The official summary reads:
The iconic British hero returns for brand-new adventures, written by Peter Milligan with art by Alberto Fouche! For the first time in human history, the solar system is at peace and Dan Dare, pilot of the future, is bored out of his mind – and praying for something to break the monotony of peace. When an unknown alien vessel of biblical proportions arrives in the solar system and obliterates a moon of Saturn in a show of strength, Dare finds himself thrust back into a new adventure that threatens not just Earth – but all life in the entire universe!
Why does this matter?
Peter Milligan and Alberto Foche team up to bring Dan Dare back, but with a twist. This comic is also somewhat politically connected to the world these days, but it also has some great plotting.

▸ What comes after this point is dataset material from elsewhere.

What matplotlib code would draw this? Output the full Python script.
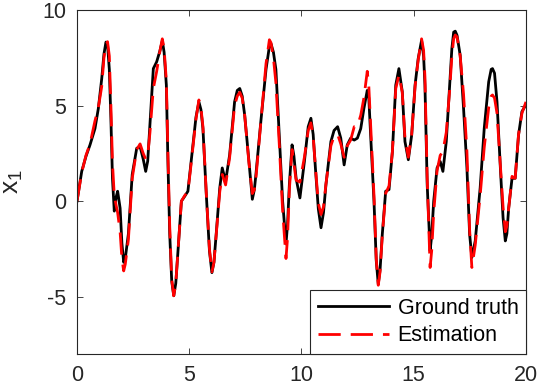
import matplotlib
matplotlib.use("Agg")
import matplotlib.pyplot as plt

# time samples and the two traces
t = [0.00, 0.21, 0.40, 0.58, 0.80, 0.95, 1.10, 1.20, 1.29, 1.36, 1.44, 1.51, 1.58, 1.66,
     1.74, 1.81, 1.92, 2.00, 2.08, 2.15, 2.29, 2.46, 2.66, 2.81, 2.95, 3.06, 3.15, 3.25,
     3.40, 3.55, 3.70, 3.80, 3.88, 3.98, 4.05, 4.13, 4.22, 4.31, 4.40, 4.50, 4.65, 4.80,
     4.94, 5.05, 5.17, 5.30, 5.43, 5.52, 5.61, 5.76, 5.90, 6.01, 6.10, 6.20, 6.36, 6.47,
     6.62, 6.80, 7.02, 7.14, 7.25, 7.36, 7.47, 7.66, 7.81, 7.90, 7.97, 8.20, 8.42, 8.57,
     8.64, 8.75, 8.86, 9.01, 9.16, 9.31, 9.38, 9.46, 9.58, 9.66, 9.76, 9.93, 10.13, 10.30,
     10.42, 10.52, 10.62, 10.75, 10.87, 10.98, 11.09, 11.31, 11.45, 11.61, 11.75, 11.90,
     12.04, 12.19, 12.35, 12.49, 12.64, 12.78, 12.93, 13.00, 13.08, 13.23, 13.33, 13.42,
     13.50, 13.60, 13.75, 13.90, 14.05, 14.20, 14.34, 14.49, 14.61, 14.76, 14.91, 15.06,
     15.20, 15.35, 15.44, 15.50, 15.60, 15.73, 15.80, 15.89, 16.04, 16.18, 16.30, 16.45,
     16.60, 16.70, 16.78, 16.85, 16.93, 17.07, 17.22, 17.37, 17.49, 17.59, 17.74, 17.96,
     18.14, 18.34, 18.45, 18.51, 18.60, 18.71, 18.86, 18.98, 19.08, 19.15, 19.23, 19.38,
     19.52, 19.67, 19.82, 20.00]

ground_truth = [0.00, 1.56, 2.35, 2.95, 3.80, 4.85, 6.40, 7.70, 8.33, 8.20, 6.90, 4.30, 1.20, -0.52,
                0.20, 0.52, -0.36, -2.20, -3.20, -3.00, -1.70, 1.40, 2.77, 2.86, 2.20, 1.56, 2.10, 4.00,
                6.94, 7.30, 7.90, 8.40, 7.80, 6.08, 2.08, -1.70, -4.20, -4.95, -4.30, -2.60, 0.00, 0.26,
                0.52, 1.70, 2.95, 4.40, 5.20, 4.80, 3.80, 0.35, -2.60, -3.74, -3.20, -1.73, 0.70, 1.74,
                1.04, 2.43, 5.20, 5.80, 5.90, 5.50, 4.50, 2.08, 0.10, 0.60, 1.40, 4.30, 6.90, 8.10,
                8.25, 7.80, 6.90, 3.47, 0.00, -2.24, -1.20, 0.87, 2.95, 2.40, 1.20, 0.17, 2.08, 3.90,
                4.34, 3.50, 1.74, -0.40, -1.39, -0.60, 0.87, 3.12, 3.70, 3.90, 3.30, 1.90,
                2.95, 3.30, 3.20, 3.30, 3.80, 4.85, 5.80, 5.40, 3.47, 0.00, -3.10, -4.34,
                -3.60, -1.73, 0.52, 0.61, 2.60, 6.08, 6.94, 5.73, 3.12, 2.17, 3.47, 6.08,
                7.47, 8.42, 7.60, 6.08, 0.87, -2.60, -1.80, 0.00, 1.74, 2.08, 1.56, 3.12,
                6.08, 8.00, 8.85, 8.90, 8.68, 7.64, 4.86, 1.74, -1.73, -2.95, -2.08, 0.70,
                3.80, 6.25, 6.90, 6.94, 6.70, 5.20, 1.74, -0.87, -2.08, -1.70, -0.35, 1.20,
                1.20, 3.47, 4.69, 5.05]

estimation = [0.00, 1.50, 2.40, 3.00, 4.20, 4.90, 6.00, 7.50, 8.20, 8.35, 7.60, 5.00, 2.00, 0.30,
              -0.20, -0.60, -1.60, -3.00, -3.65, -3.30, -2.00, 1.20, 2.70, 3.00, 2.50, 2.20, 2.40, 3.60,
              5.90, 6.80, 7.90, 8.50, 8.00, 6.30, 2.50, -1.30, -4.10, -4.95, -4.30, -2.60, 0.00, 0.30,
              0.50, 1.60, 2.90, 4.30, 5.30, 4.90, 3.90, 0.40, -2.50, -3.70, -3.20, -1.80, 0.50, 1.40,
              0.85, 2.30, 5.00, 5.50, 5.70, 5.40, 4.50, 2.00, 0.40, 0.60, 1.20, 4.30, 7.20, 8.45,
              8.30, 7.50, 6.20, 3.00, -0.50, -3.00, -1.90, 0.60, 2.70, 2.00, 1.10, 1.00, 2.30, 3.70,
              4.10, 3.40, 1.80, -0.10, -0.70, -0.30, 0.90, 2.90, 3.40, 3.50, 3.00, 2.30,
              2.90, 3.20, 3.90, 3.90, 4.50, 5.40, 6.80, 6.00, 4.00, 0.30, -3.00, -4.40,
              -3.70, -1.80, 0.40, 0.80, 2.60, 5.90, 6.60, 5.70, 3.30, 2.30, 3.50, 6.00,
              7.40, 8.50, 7.90, 6.50, 1.20, -3.47, -2.60, -0.60, 1.60, 2.40, 2.60, 3.60,
              5.80, 7.60, 8.50, 8.70, 8.60, 7.60, 5.60, 2.60, -1.50, -3.47, -2.30, 0.30,
              2.80, 4.90, 5.50, 5.56, 5.40, 4.60, 1.90, -0.30, -1.60, -1.30, -0.40, 1.30,
              1.20, 3.50, 4.60, 5.20]

x_ticks = [0, 5, 10, 15, 20]
y_ticks = [-5, 0, 5, 10]

plt.rcParams['font.family'] = ['Liberation Sans', 'DejaVu Sans']
plt.rcParams['axes.unicode_minus'] = False

fig = plt.figure(figsize=(5.4, 3.91), dpi=100)
ax = fig.add_axes([0.1426, 0.0946, 0.8314, 0.8794])

ax.plot(t, ground_truth, color='black', lw=2.0, label='Ground truth')
ax.plot(t, estimation, color='red', lw=2.0, linestyle=(0, (8, 3.6)), label='Estimation')

ax.set_xlim(0, 20)
ax.set_ylim(-8, 10)
ax.set_xticks(x_ticks)
ax.set_yticks(y_ticks)
ax.tick_params(direction='in', top=True, right=True, labelsize=15.5,
               length=4, width=0.6, colors='#262626', pad=8)
for s in ax.spines.values():
    s.set_linewidth(0.8)
    s.set_color('#262626')
ax.set_ylabel(r'$\mathregular{x_1}$', fontsize=19, color='#262626', labelpad=12)

leg = ax.legend(loc='lower right', fontsize=15.5, handlelength=3.3, handletextpad=0.4,
                labelspacing=0.3, borderaxespad=0, borderpad=0.35, fancybox=False,
                framealpha=1, edgecolor='#262626')
leg.get_frame().set_linewidth(0.8)

fig.savefig('out.png', dpi=100)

Fine, you have my attention. What’s good about it?
Fair and square I tells ya!
This issue opens with The Mekon becoming the world president and he didn’t have to kill anybody to get it. No, he just manipulated the voters ever so slightly. Ring any bells? This kicks off an interesting story that has Dan Dare reacting to a world that needs him less and less. Milligan probes Dan Dare in interesting ways as he visits Mekon in prison and augments the use of the military. The character writing keeps the character true, but also in a state where he might be lying to himself. As the issue progresses we get to see a side of him even Dare is unfamiliar with which is an interesting premise. This all comes at an opportune time of course and the issue ends with a plot twist that could either thrust this back into the genre it’s always been, or possibly continue to subvert the reader’s expectations.
That is precisely why I enjoyed reading this issue. It deals with tropes we’ve seen, but plays around with them in a way that could go anywhere. Much like reading Batman and knowing Joker will turn eventually you can’t help but think Mekon is pulling a fast one on everyone. Milligan makes it clear he was created to be evil, which makes for an interesting concept to mull over as he proves he can be rehabilitated. The themes in the issue will have you thinking.

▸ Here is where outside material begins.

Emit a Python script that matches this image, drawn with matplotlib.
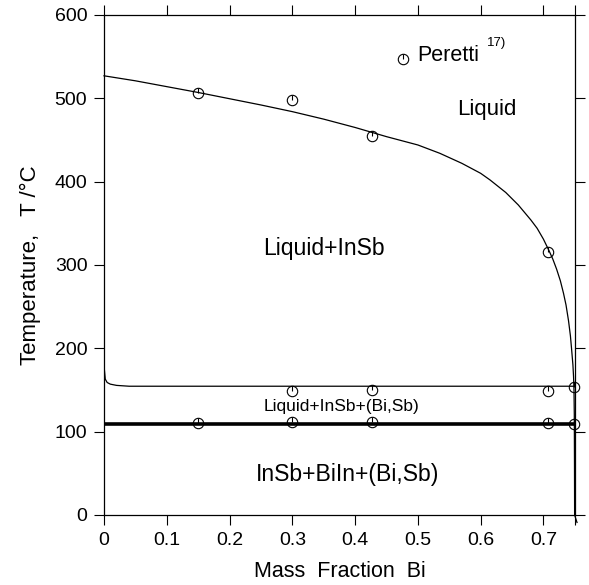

Alberto Foche draws a great looking issue with a European sort of style I can’t pin down. Maybe it’s the highly detailed environments or the way characters have a strong anatomically correct look to them, but it’s pleasing to the eye. Mekon is particularly cool looking with his giant green head and tiny body. Speaking of which, the colors by Jordie Escuin Liorach have a great bit of pop that helps make the book feel science fiction in style.
A cool looking contraption.
It can’t be perfect can it?
The story of a hero who needs a villain to fight has certainly been done before and might not be enough to please everyone. I’m holding out hope things continue to go down unfamiliar territory however and Milligan probes the premise in interesting ways.
Those expecting an action comic might be left annoyed as well. Given the title character’s history I can’t say I blame anyone who jumps into this expecting a ton of action, but you’ve been warned!
Is It Good?
Dan Dare ended up making me think about its themes more than I ever expected. You’d think it’d be a pulpy sci-fi action comic, but instead it feels unique in its approach and looks sharp doing it too.